A few things worth pointing out:

set disable-randomization off - keeps ASLR enabled. You want to test the exploit against the real hardened environment, not a relaxed local environment. Disabling ASLR can help to skip pointer leaking and do that part later.

set substitute-path ../hw/misc/NFTDRM $SCRIPT_DIR/src - the QEMU binary was compiled with source paths pointing to the original build machine's directory structure. This remaps those to our local src/ so GDB can show the device source code inline while stepping through it. Compiler optimizations mean the source mapping isn't perfect (instructions don't always correspond line-for-line), but it's still useful context to have without switching windows.

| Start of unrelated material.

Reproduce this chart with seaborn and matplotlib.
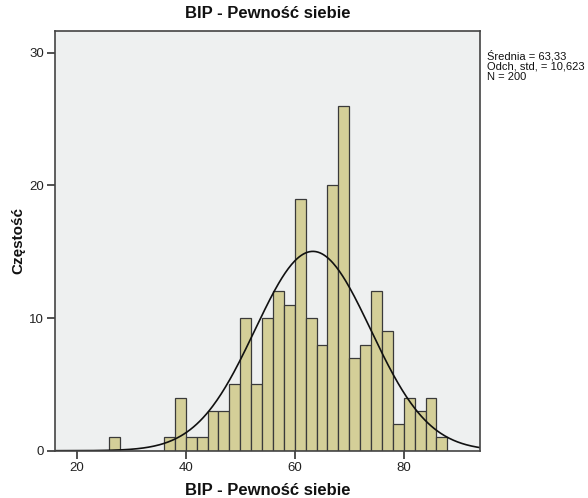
import numpy as np
import pandas as pd
import matplotlib
matplotlib.use("Agg")
import matplotlib.pyplot as plt
import seaborn as sns

# Data (bins of width 2, from 26 to 88)
bin_edges = list(range(26, 90, 2))
counts = [1, 0, 0, 0, 0, 1, 4, 1, 1, 3, 3, 5, 10, 5, 10, 12, 11,
          19, 10, 8, 20, 26, 7, 8, 12, 9, 2, 4, 3, 4, 1]
mean_val = 63.33
std_val = 10.623
n_val = 200
title = "BIP - Pewność siebie"
xlabel = "BIP - Pewność siebie"
ylabel = "Częstość"
x_ticks = [20, 40, 60, 80]
y_ticks = [0, 10, 20, 30]

sns.set_theme(style="white")
plt.rcParams['font.family'] = ['Liberation Sans', 'DejaVu Sans']

centers = [e + 1 for e in bin_edges[:-1]]
df = pd.DataFrame({"x": centers, "w": counts})

fig = plt.figure(figsize=(5.88, 4.98), dpi=100)
ax_h = (450.7 - 31) / 498
ax_w = (480 - 55) / 588
ax = fig.add_axes([55/588, 1 - 450.7/498, ax_w, ax_h])
ax.set_facecolor("#EEF0F0")

sns.histplot(data=df, x="x", weights="w", bins=bin_edges, ax=ax,
             color="#D4CF98", edgecolor="#3a3a3a", linewidth=0.9, alpha=1)

xs = np.linspace(16, 94, 400)
binw = 2
ys = n_val * binw / (std_val * np.sqrt(2 * np.pi)) * np.exp(-0.5 * ((xs - mean_val) / std_val) ** 2)
sns.lineplot(x=xs, y=ys, ax=ax, color="#111111", linewidth=1.2)

ax.set_xlim(16, 94)
ax.set_ylim(0, 31.63)
ax.set_xticks(x_ticks)
ax.set_yticks(y_ticks)
ax.tick_params(axis="both", direction="out", length=6, width=1.2, color="#333333",
               labelsize=9.5, labelcolor="#222222", pad=2, left=True, bottom=True)
for s in ax.spines.values():
    s.set_color("#444444")
    s.set_linewidth(1.2)

ax.set_title(title, fontsize=12, fontweight="bold", pad=9, color="#111111")
ax.set_xlabel(xlabel, fontsize=12, fontweight="bold", color="#111111", va="center")
ax.xaxis.set_label_coords(0.5, (450.7 - 490) / (ax_h * 498))
ax.set_ylabel(ylabel, fontsize=11, fontweight="bold", color="#111111", va="center")
ax.yaxis.set_label_coords((18 - 55) / (ax_w * 588), 0.5)

fig.text(487/588, 1 - 50/498,
         f"Średnia = {mean_val:.2f}".replace(".", ",") + "\n"
         + f"Odch. std. = {std_val:.3f}".replace(".", ",") + "\n"
         + f"N = {n_val}",
         fontsize=8, va="top", ha="left", color="#111111", linespacing=1.0)

fig.savefig("out.png", dpi=100)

source /tmp/nftdrm_debug.py - pre-registers a breakpoint on pci_nftdrm_mmio_read via the GDB Python API. You can add more breakpoints here, make them conditional, or add custom stop handlers. Much less typing than setting them up manually every session.

Serial I/O wiring: -nographic -nodefaults -chardev stdio,id=char0,mux=off,signal=on -serial chardev:char0 routes the VM's serial console directly to the terminal pwndbg is running in. QEMU boot output, the kernel log, and the root shell we set up in /init all appear in the same terminal. When the VM boots and drops into a shell, you type commands directly there while pwndbg is ready on the host side.

With this setup: r in pwndbg launches QEMU, the VM boots in a few seconds, you land in a root shell with the driver already loaded and /dev/nft ready. Running ./exploit inside the VM will hit the breakpoints set in the Python script.

For example, with a breakpoint on pci_nftdrm_mmio_read, we can step through the device code and inspect registers/memory on the host side while the exploit runs in the guest:

The Dev Loop

The full cycle from code change to running inside the debugger is:

Edit exploit code on Mac
UTM VM ./driver/rebuild.sh - recompiles, repacks initramfs
UTM VM - ./debug.sh then r in pwndbg - QEMU boots with the updated binary
Run ./exploit inside the QEMU shell, inspect in pwndbg

The repack takes a couple of seconds. Fast enough to not be annoying.

But the ./debug.sh can take up to a minute or more on emulated CPU under UTM, so re-read your exploit for typos before debugging it to save time ;)

After a few sleepless nights I finally got out of the VM and read the flag.